[Set exercise] Without the pictures, write out all the lines below exactly as they appear.

(Source code of charts)

== == ==

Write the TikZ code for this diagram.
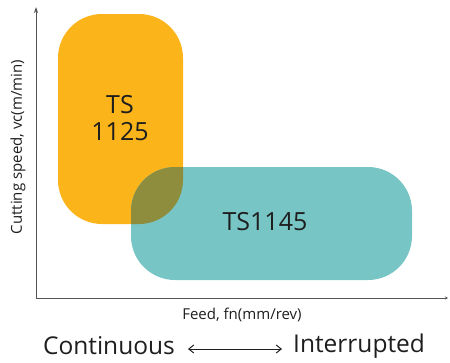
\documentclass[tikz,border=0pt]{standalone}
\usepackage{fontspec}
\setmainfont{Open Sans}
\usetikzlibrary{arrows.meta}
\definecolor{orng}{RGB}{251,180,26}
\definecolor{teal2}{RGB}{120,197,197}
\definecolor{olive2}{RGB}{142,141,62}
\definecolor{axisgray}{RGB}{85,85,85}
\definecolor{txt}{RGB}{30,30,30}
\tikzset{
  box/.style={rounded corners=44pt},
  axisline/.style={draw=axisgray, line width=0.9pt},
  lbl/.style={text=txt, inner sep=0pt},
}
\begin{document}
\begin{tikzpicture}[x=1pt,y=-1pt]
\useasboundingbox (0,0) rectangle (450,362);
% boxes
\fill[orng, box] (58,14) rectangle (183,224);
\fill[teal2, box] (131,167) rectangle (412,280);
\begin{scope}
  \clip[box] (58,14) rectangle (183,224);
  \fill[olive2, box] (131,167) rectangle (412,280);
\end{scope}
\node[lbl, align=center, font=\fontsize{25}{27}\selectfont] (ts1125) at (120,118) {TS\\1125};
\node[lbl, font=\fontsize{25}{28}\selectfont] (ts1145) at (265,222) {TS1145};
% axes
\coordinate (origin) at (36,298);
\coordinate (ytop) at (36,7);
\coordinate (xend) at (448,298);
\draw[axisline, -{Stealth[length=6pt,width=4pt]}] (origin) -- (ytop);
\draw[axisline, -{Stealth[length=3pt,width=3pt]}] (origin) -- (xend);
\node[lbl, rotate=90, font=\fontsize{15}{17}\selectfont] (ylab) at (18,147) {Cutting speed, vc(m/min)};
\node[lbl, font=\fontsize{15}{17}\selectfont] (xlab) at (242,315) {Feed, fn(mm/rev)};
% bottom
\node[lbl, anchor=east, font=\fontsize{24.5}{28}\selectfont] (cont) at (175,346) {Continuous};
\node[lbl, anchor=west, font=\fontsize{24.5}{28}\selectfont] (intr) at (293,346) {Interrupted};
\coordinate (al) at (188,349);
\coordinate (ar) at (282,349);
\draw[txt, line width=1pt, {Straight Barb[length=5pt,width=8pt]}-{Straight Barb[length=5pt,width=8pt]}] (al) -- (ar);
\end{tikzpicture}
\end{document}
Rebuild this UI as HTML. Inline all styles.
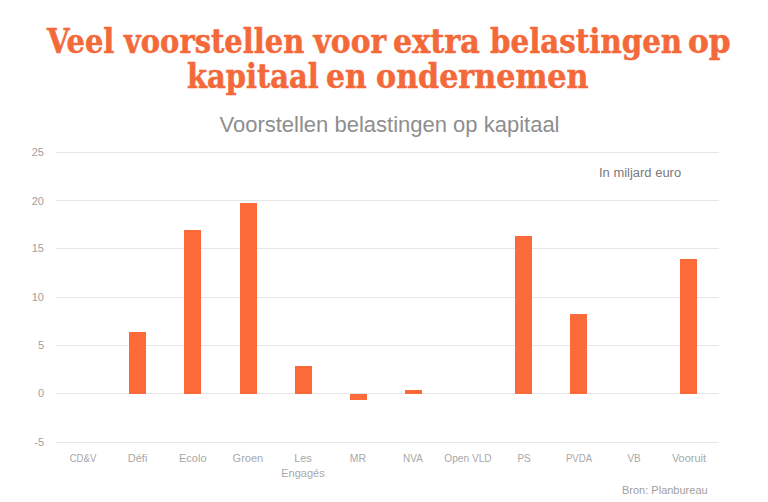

== == ==

[Exercise response]
Write the TikZ code for this diagram.
\documentclass[tikz,border=0pt]{standalone}
\usepackage{fontspec}
\setmainfont{Open Sans}
\usetikzlibrary{arrows.meta}
\definecolor{orng}{RGB}{251,180,26}
\definecolor{teal2}{RGB}{120,197,197}
\definecolor{olive2}{RGB}{142,141,62}
\definecolor{axisgray}{RGB}{85,85,85}
\definecolor{txt}{RGB}{30,30,30}
\tikzset{
  box/.style={rounded corners=44pt},
  axisline/.style={draw=axisgray, line width=0.9pt},
  lbl/.style={text=txt, inner sep=0pt},
}
\begin{document}
\begin{tikzpicture}[x=1pt,y=-1pt]
\useasboundingbox (0,0) rectangle (450,362);
% boxes
\fill[orng, box] (58,14) rectangle (183,224);
\fill[teal2, box] (131,167) rectangle (412,280);
\begin{scope}
  \clip[box] (58,14) rectangle (183,224);
  \fill[olive2, box] (131,167) rectangle (412,280);
\end{scope}
\node[lbl, align=center, font=\fontsize{25}{27}\selectfont] (ts1125) at (120,118) {TS\\1125};
\node[lbl, font=\fontsize{25}{28}\selectfont] (ts1145) at (265,222) {TS1145};
% axes
\coordinate (origin) at (36,298);
\coordinate (ytop) at (36,7);
\coordinate (xend) at (448,298);
\draw[axisline, -{Stealth[length=6pt,width=4pt]}] (origin) -- (ytop);
\draw[axisline, -{Stealth[length=3pt,width=3pt]}] (origin) -- (xend);
\node[lbl, rotate=90, font=\fontsize{15}{17}\selectfont] (ylab) at (18,147) {Cutting speed, vc(m/min)};
\node[lbl, font=\fontsize{15}{17}\selectfont] (xlab) at (242,315) {Feed, fn(mm/rev)};
% bottom
\node[lbl, anchor=east, font=\fontsize{24.5}{28}\selectfont] (cont) at (175,346) {Continuous};
\node[lbl, anchor=west, font=\fontsize{24.5}{28}\selectfont] (intr) at (293,346) {Interrupted};
\coordinate (al) at (188,349);
\coordinate (ar) at (282,349);
\draw[txt, line width=1pt, {Straight Barb[length=5pt,width=8pt]}-{Straight Barb[length=5pt,width=8pt]}] (al) -- (ar);
\end{tikzpicture}
\end{document}
Rebuild this UI as HTML. Inline all styles.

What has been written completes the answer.